On the strength of those first forty-five minutes, Resistance 2 looks like it's going to go the same way. As a work of cold hard programming there's not much to pick on: Insomniac has spent the two years between games feeding up its proprietary engine with choice technological titbits: autumnal landscapes enriched by wonderful new light scattering effects, more evocative (if strangely luminous) facial shaders, and what is probably the most convincing water we've seen in any game released this year.
But the design work isn't quite as inspirational. The scenery changes on an hourly basis as Hale and his band of roughnecks zip back and forward across North America, ejecting the odious mutant scum from warehouses, underground military installations (both human and Chimeran), pine forests, B-movie hicksvilles bubbling over with mutated hicks, ruined cities and swamps - each sculpted with more poise than the first game's war-torn England, but not half as organically as Half-Life 2's coastal towns and disused canals.
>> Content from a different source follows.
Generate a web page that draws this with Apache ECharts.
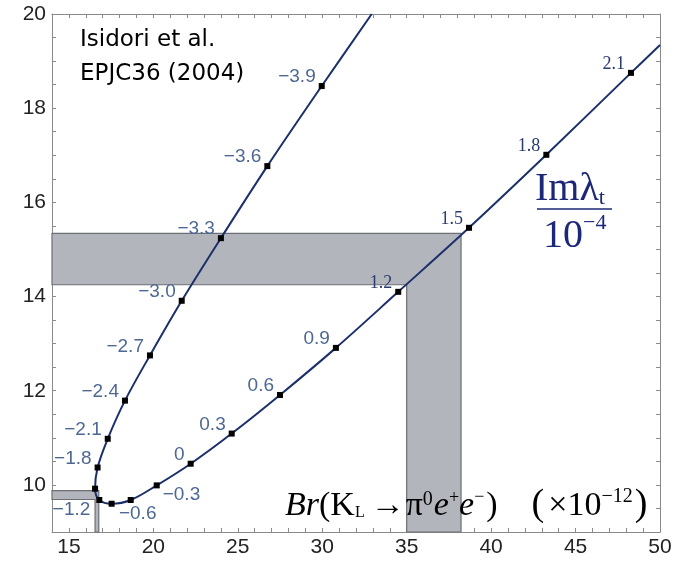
<!DOCTYPE html>
<html>
<head>
<meta charset="utf-8">
<script src="https://cdn.jsdelivr.net/npm/echarts@6/dist/echarts.min.js"></script>
<style>
  html, body { margin: 0; padding: 0; background: #fff; }
  #chart { width: 685px; height: 563px; }
</style>
</head>
<body>
<div id="chart"></div>
<script>
// Parameter value attached to each marked point on the curve
const paramValues = [-3.9, -3.6, -3.3, -3.0, -2.7, -2.4, -2.1, -1.8, -1.5, -1.2, -0.9,
                     -0.6, -0.3, 0, 0.3, 0.6, 0.9, 1.2, 1.5, 1.8, 2.1];
// Br(K_L -> pi0 e+ e-) in units of 1e-12
const brValues = [29.97, 26.75, 24.00, 21.68, 19.80, 18.32, 17.30, 16.70, 16.55, 16.80, 17.53,
                  18.66, 20.20, 22.21, 24.64, 27.50, 30.81, 34.50, 38.69, 43.27, 48.28];
// Im(lambda_t) in units of 1e-4
const imValues = [18.47, 16.77, 15.24, 13.91, 12.75, 11.79, 10.98, 10.37, 9.92, 9.68, 9.60,
                  9.68, 9.99, 10.45, 11.09, 11.91, 12.91, 14.10, 15.46, 17.01, 18.75];
// Points without a printed value
const unlabeledParams = [-1.5, -0.9];
// Where the curve leaves the plotting frame (upper branch, lower branch)
const curveStart = [32.93, 20.0];
const curveEnd = [50.0, 19.34];

// Allowed bands: [Im lower, Im upper] and [Br lower, Br upper]
const imBandMain = [14.25, 15.34];
const brBandMain = [35.0, 38.22];
const imBandLow = [9.69, 9.88];
const brBandLow = [16.55, 16.77];

// Axis ranges and tick labels
const xRange = [14, 50];
const yRange = [9, 20];
const xTickLabels = [15, 20, 25, 30, 35, 40, 45, 50];
const yTickLabels = [10, 12, 14, 16, 18, 20];

const fmtParam = p => p === 0 ? '0' : (p < 0 ? '\u2212' + Math.abs(p).toFixed(1) : p.toFixed(1));

// label placement around the markers
const labelOverrides = {
  '-1.2': { position: 'left', distance: 6, offset: [0, 10] },
  '-0.6': { position: 'bottom', distance: 1, offset: [7, 0] },
  '-0.3': { position: 'right', distance: 3, offset: [0, 9] }
};

const curveData = [{ value: curveStart, symbol: 'none', label: { show: false } }];
paramValues.forEach((p, i) => {
  const serif = p >= 1.2;
  const lab = {
    show: unlabeledParams.indexOf(p) < 0,
    position: 'left',
    distance: 3,
    offset: [0, -9],
    fontSize: serif ? 18 : 19,
    fontFamily: serif ? 'Liberation Serif' : 'Liberation Sans',
    color: serif ? '#2a3b6e' : '#4e6893'
  };
  Object.assign(lab, labelOverrides[String(p)] || {});
  curveData.push({ name: fmtParam(p), value: [brValues[i], imValues[i]], label: lab });
});
curveData.push({ value: curveEnd, symbol: 'none', label: { show: false } });

// annotation text laid out piece by piece
const mctx = document.createElement('canvas').getContext('2d');
function run(pieces, x, baseline, color) {
  const out = [];
  let cx = x;
  pieces.forEach(p => {
    cx += p.before || 0;
    const font = (p.italic ? 'italic ' : '') + p.size + 'px "Liberation Serif"';
    mctx.font = font;
    const w = mctx.measureText(p.t).width;
    out.push({
      type: 'text', x: cx, y: baseline + (p.dy || 0) - 0.3 * p.size, z: 20,
      style: { text: p.t, font: font, fill: color,
               align: 'left', verticalAlign: 'middle', textAlign: 'left', textVerticalAlign: 'middle' }
    });
    cx += w;
  });
  return out;
}

const navy = '#1c2777';
const graphics = [].concat(
  run([{ t: 'Br', size: 34, italic: true }, { t: '(', size: 34 }, { t: 'K', size: 34 },
       { t: 'L', size: 16, dy: 1 }, { t: '\u2192', size: 34, before: 6 }, { t: '\u03c0', size: 34, before: 1 },
       { t: '0', size: 20, dy: -11 }, { t: 'e', size: 34, italic: true, before: 1 },
       { t: '+', size: 18, dy: -13 }, { t: 'e', size: 34, italic: true },
       { t: '\u2212', size: 18, dy: -14 }, { t: ')', size: 34, before: 2 },
       { t: '(', size: 38, before: 34 }, { t: '\u00d7', size: 34, before: 4 }, { t: '10', size: 34 },
       { t: '\u221212', size: 20, dy: -14 }, { t: ')', size: 38, before: 2 }], 285, 516.7, '#000'),
  run([{ t: 'Im', size: 40 }, { t: '\u03bb', size: 40 }, { t: 't', size: 22, dy: 3 }], 535, 201.7, navy),
  run([{ t: '10', size: 40 }, { t: '\u22124', size: 22, dy: -18 }], 543, 248, navy),
  [
    { type: 'line', z: 20, shape: { x1: 537, y1: 209, x2: 612, y2: 209 },
      style: { stroke: navy, lineWidth: 1.6 } },
    { type: 'text', left: 80, top: 29, z: 20,
      style: { text: 'Isidori et al.', font: '23px "DejaVu Sans"', fill: '#000' } },
    { type: 'text', left: 80, top: 63, z: 20,
      style: { text: 'EPJC36 (2004)', font: '23px "DejaVu Sans"', fill: '#000' } }
  ]
);

const frameColor = '#8a8a8a';
function axisBase(extra) {
  return Object.assign({
    type: 'value',
    axisLine: { show: true, onZero: false, lineStyle: { color: frameColor, width: 1 } },
    axisTick: { show: true, inside: true, length: 4, lineStyle: { color: frameColor } },
    splitLine: { show: false }
  }, extra);
}

const chart = echarts.init(document.getElementById('chart'), null, { renderer: 'canvas' });
chart.setOption({
  animation: false,
  backgroundColor: '#fff',
  grid: { left: 52, top: 14, right: 25, bottom: 31, containLabel: false, outerBoundsMode: 'none' },
  xAxis: [
    axisBase({ position: 'bottom', min: xRange[0], max: xRange[1], interval: 1,
      axisLabel: { margin: 5, fontSize: 21, color: '#222', fontFamily: 'Liberation Sans',
        formatter: v => xTickLabels.indexOf(v) >= 0 ? String(v) : '' } }),
    axisBase({ position: 'top', min: xRange[0], max: xRange[1], interval: 1, axisLabel: { show: false } })
  ],
  yAxis: [
    axisBase({ position: 'left', min: yRange[0], max: yRange[1], interval: 0.5,
      axisLabel: { margin: 6, fontSize: 21, color: '#222', fontFamily: 'Liberation Sans',
        formatter: v => yTickLabels.indexOf(v) >= 0 ? String(v) : '' } }),
    axisBase({ position: 'right', min: yRange[0], max: yRange[1], interval: 0.5, axisLabel: { show: false } })
  ],
  series: [
    {
      type: 'custom',
      xAxisIndex: 0, yAxisIndex: 0,
      z: 1,
      data: [imBandMain.concat(brBandMain), imBandLow.concat(brBandLow)],
      renderItem: function (params, api) {
        const hLo = api.value(0), hHi = api.value(1), vLo = api.value(2), vHi = api.value(3);
        const pts = [
          [xRange[0], hHi], [vHi, hHi], [vHi, yRange[0]],
          [vLo, yRange[0]], [vLo, hLo], [xRange[0], hLo]
        ].map(p => api.coord(p));
        return {
          type: 'polygon',
          shape: { points: pts },
          style: { fill: '#b3b5bd', stroke: '#6e6f75', lineWidth: 1.2 }
        };
      }
    },
    {
      type: 'line',
      xAxisIndex: 0, yAxisIndex: 0,
      z: 3,
      data: curveData,
      smooth: 0.35,
      showAllSymbol: true,
      symbol: 'rect',
      symbolSize: 6,
      itemStyle: { color: '#000' },
      lineStyle: { color: '#1b2f6b', width: 2 },
      label: { show: true, formatter: '{b}' },
      emphasis: { disabled: true }
    }
  ],
  graphic: graphics
});
</script>
</body>
</html>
It's a problem founded again, we suspect, on the contradictory demands of the genres Insomniac is trying to hybridise. Had this been a Ratchet game it wouldn't have mattered that piles of sandbags are arranged in suspiciously regular (and utterly indestructible) patterns across arenas, or that Goliath tanks pack fat, goofy and easily targetable heat sinks, or that crates, oil drums and other arcade paraphernalia litter the landscape.
But Resistance 2 wants to create an atmosphere of, well, resistance, of desperate and unflinchingly authentic last stands against brutal odds, and such cartoony elements can't help but exert a contrary pull. One moment you're tip-toeing through the pitch black of a Chicago residential block, flashlight flitting over dismembered corpses and exploded furniture, the only human sound that of a refugee radio correspondent hysterically relating his own adventures in the dark; next you're trading chunky missiles with a robot drone ripped straight from Jak and Daxter.